I would count on up to 15% over the next few years. Why do you think we're hearing of several large renovation projects? I'm sure news of conversions are just around the corner.
 
You think all the tenants of Bay Adelaide, RBC Dexia, and Union are brand new staff that came *poof* out of nowhere? A lot of older office space is being vacated to fill these towers, so of COURSE there's going to be huge vacancies. It's not "scare tactics".

At this point, it would probably make a lot more sense for Caisse Depot (or whatever company would occupy the SITQ tower) to buy up vacated floors in the TD Centre, Brookfield Place, etc. Which is entirely possible, by the way. Just because a logo is on the top of a tower, it doesn't mean that entire company is consolidated there. A lot of large companies are spread out all over the city. My company, for instance, occupies several floors in at least 6 towers in the Financial District.

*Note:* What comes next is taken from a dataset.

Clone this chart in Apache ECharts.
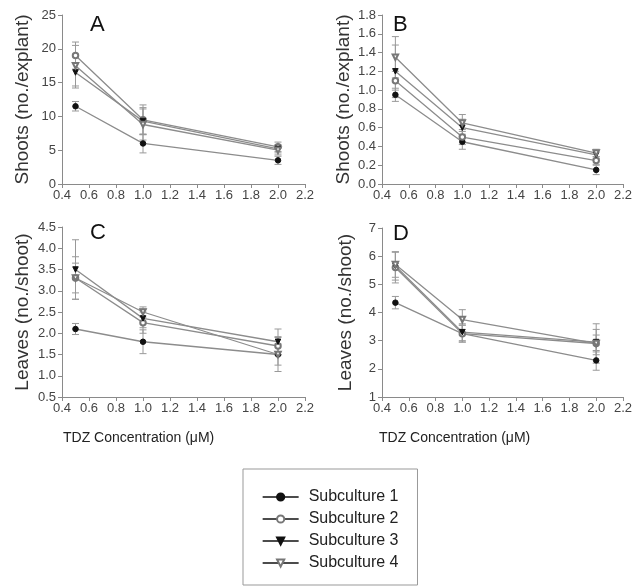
<!DOCTYPE html>
<html><head><meta charset="utf-8">
<script src="https://cdn.jsdelivr.net/npm/echarts@6/dist/echarts.min.js"></script>
<style>html,body{margin:0;padding:0;background:#fff}#c{width:635px;height:588px}</style>
</head><body><div id="c"></div>
<script>
// TDZ concentrations (µM)
const xVals = [0.5, 1.0, 2.0];
const xTicks = [0.4, 0.6, 0.8, 1.0, 1.2, 1.4, 1.6, 1.8, 2.0, 2.2];
const seriesNames = ['Subculture 1', 'Subculture 2', 'Subculture 3', 'Subculture 4'];

// Panel A: Shoots (no./explant)
const aS1 = [11.5, 6.0, 3.5];   const aS1Err = [0.7, 1.4, 0.6];
const aS2 = [19.0, 9.5, 5.5];   const aS2Err = [2.0, 2.2, 0.7];
const aS3 = [16.5, 9.3, 5.2];   const aS3Err = [2.3, 2.0, 0.6];
const aS4 = [17.5, 8.8, 5.0];   const aS4Err = [3.0, 2.3, 0.7];

// Panel B: Shoots (no./explant)
const bS1 = [0.95, 0.45, 0.15]; const bS1Err = [0.07, 0.08, 0.05];
const bS2 = [1.10, 0.50, 0.25]; const bS2Err = [0.10, 0.08, 0.04];
const bS3 = [1.20, 0.60, 0.31]; const bS3Err = [0.28, 0.09, 0.04];
const bS4 = [1.35, 0.65, 0.33]; const bS4Err = [0.22, 0.09, 0.04];

// Panel C: Leaves (no./shoot)
const cS1 = [2.10, 1.80, 1.50]; const cS1Err = [0.13, 0.28, 0.25];
const cS2 = [3.30, 2.25, 1.70]; const cS2Err = [0.35, 0.25, 0.22];
const cS3 = [3.50, 2.35, 1.80]; const cS3Err = [0.70, 0.22, 0.30];
const cS4 = [3.30, 2.50, 1.50]; const cS4Err = [0.50, 0.12, 0.40];

// Panel D: Leaves (no./shoot)
const dS1 = [4.35, 3.25, 2.30]; const dS1Err = [0.22, 0.30, 0.35];
const dS2 = [5.60, 3.25, 2.90]; const dS2Err = [0.55, 0.30, 0.30];
const dS3 = [5.65, 3.30, 2.95]; const dS3Err = [0.50, 0.30, 0.45];
const dS4 = [5.70, 3.75, 2.90]; const dS4Err = [0.45, 0.35, 0.70];

const yA = {min: 0, max: 25, interval: 5, dec: 0, name: 'Shoots (no./explant)'};
const yB = {min: 0, max: 1.8, interval: 0.2, dec: 1, name: 'Shoots (no./explant)'};
const yC = {min: 0.5, max: 4.5, interval: 0.5, dec: 1, name: 'Leaves (no./shoot)'};
const yD = {min: 1, max: 7, interval: 1, dec: 0, name: 'Leaves (no./shoot)'};

const panels = [
  {means: [aS1, aS2, aS3, aS4], errs: [aS1Err, aS2Err, aS3Err, aS4Err], y: yA, letter: 'A'},
  {means: [bS1, bS2, bS3, bS4], errs: [bS1Err, bS2Err, bS3Err, bS4Err], y: yB, letter: 'B'},
  {means: [cS1, cS2, cS3, cS4], errs: [cS1Err, cS2Err, cS3Err, cS4Err], y: yC, letter: 'C'},
  {means: [dS1, dS2, dS3, dS4], errs: [dS1Err, dS2Err, dS3Err, dS4Err], y: yD, letter: 'D'}
];

const grids = [
  {left: 62, top: 15, width: 243, height: 169},
  {left: 382, top: 15, width: 243, height: 169},
  {left: 62, top: 227, width: 243, height: 170},
  {left: 382, top: 228, width: 243, height: 169}
];
const letterPos = [[90, 14], [393, 14], [90, 222], [393, 223]];
const nameGaps = [30, 29, 30, 27];

const FONT = 'Liberation Sans, Arial, sans-serif';
const LINE = '#8c8c8c';
const AX = '#8a8a8a';
const LBL = '#444';
const symbols = [
  {symbol: 'circle', rot: 0, color: '#111', border: '#111'},
  {symbol: 'emptyCircle', rot: 0, color: '#777', border: '#777'},
  {symbol: 'triangle', rot: 180, color: '#111', border: '#111'},
  {symbol: 'emptyTriangle', rot: 180, color: '#777', border: '#777'}
];

function errRender(params, api) {
  const x = api.value(0), lo = api.value(1), hi = api.value(2);
  const p1 = api.coord([x, lo]), p2 = api.coord([x, hi]);
  const w = 3.5;
  const st = {stroke: '#999', lineWidth: 1};
  return {type: 'group', children: [
    {type: 'line', shape: {x1: p1[0], y1: p1[1], x2: p2[0], y2: p2[1]}, style: st},
    {type: 'line', shape: {x1: p1[0] - w, y1: p1[1], x2: p1[0] + w, y2: p1[1]}, style: st},
    {type: 'line', shape: {x1: p2[0] - w, y1: p2[1], x2: p2[0] + w, y2: p2[1]}, style: st}
  ]};
}

const xAxes = [], yAxes = [], series = [], titles = [];
panels.forEach((p, i) => {
  xAxes.push({
    type: 'value', gridIndex: i, min: 0.4, max: 2.2, interval: 0.2,
    axisLine: {show: true, onZero: false, lineStyle: {color: AX, width: 1}},
    axisTick: {show: true, length: 4, lineStyle: {color: AX}},
    axisLabel: {color: LBL, fontSize: 13, fontFamily: FONT, margin: 5,
      formatter: v => xTicks.includes(Math.round(v * 10) / 10) ? v.toFixed(1) : ''},
    splitLine: {show: false}
  });
  yAxes.push({
    type: 'value', gridIndex: i, min: p.y.min, max: p.y.max, interval: p.y.interval,
    name: p.y.name, nameLocation: 'middle', nameGap: nameGaps[i],
    nameTextStyle: {color: '#333', fontSize: 19, fontFamily: FONT},
    axisLine: {show: true, onZero: false, lineStyle: {color: AX, width: 1}},
    axisTick: {show: true, length: 4, lineStyle: {color: AX}},
    axisLabel: {color: LBL, fontSize: 13, fontFamily: FONT, margin: 6,
      formatter: v => v.toFixed(p.y.dec)},
    splitLine: {show: false}
  });
  titles.push({text: p.letter, left: letterPos[i][0], top: letterPos[i][1], padding: 0,
    textStyle: {fontSize: 22, fontWeight: 'normal', color: '#111', fontFamily: FONT}});
  p.means.forEach((m, k) => {
    series.push({
      type: 'custom', xAxisIndex: i, yAxisIndex: i, renderItem: errRender, z: 1, silent: true,
      data: xVals.map((x, j) => [x, m[j] - p.errs[k][j], m[j] + p.errs[k][j]])
    });
  });
  p.means.forEach((m, k) => {
    const s = symbols[k];
    series.push({
      name: seriesNames[k], type: 'line', xAxisIndex: i, yAxisIndex: i,
      data: xVals.map((x, j) => [x, m[j]]),
      symbol: s.symbol, symbolSize: 5.5, symbolRotate: s.rot, z: 3,
      lineStyle: {color: LINE, width: 1.3},
      itemStyle: {color: s.color, borderColor: s.border, borderWidth: 1},
      animation: false
    });
  });
});

titles.push({text: 'TDZ Concentration (μM)', left: 63, top: 431, padding: 0,
  textStyle: {fontSize: 14, fontWeight: 'normal', color: '#222', fontFamily: FONT}});
titles.push({text: 'TDZ Concentration (μM)', left: 379, top: 431, padding: 0,
  textStyle: {fontSize: 14, fontWeight: 'normal', color: '#222', fontFamily: FONT}});

const chart = echarts.init(document.getElementById('c'), null, {renderer: 'canvas'});
chart.setOption({
  backgroundColor: '#fff',
  animation: false,
  title: titles,
  grid: grids,
  xAxis: xAxes,
  yAxis: yAxes,
  legend: {
    data: seriesNames, orient: 'vertical', left: 243, top: 469,
    padding: [20, 19, 14, 19], itemGap: 6, itemWidth: 36, itemHeight: 9,
    borderColor: '#999', borderWidth: 1,
    textStyle: {fontSize: 16, lineHeight: 16, color: '#222', fontFamily: FONT, padding: [0, 0, 0, 5]},
    lineStyle: {color: '#111', width: 1.3},
    selectedMode: false
  },
  series: series
});
</script></body></html>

Grey I'm pretty sure everyone understands this now - there are not many that believe all the tenants in our new office buildings are *new* to the core - although I agree for whatever reason that sentiment existed for a little while.

Anyway, if the vacany rates hit near 12/13% < including sub leases vacancies - that would probably indicate most of the 5% was simply shifting around VS new employment. Although we know a lot of these firms expanded in the new buildings so more likely, it's loss of other jobs as well.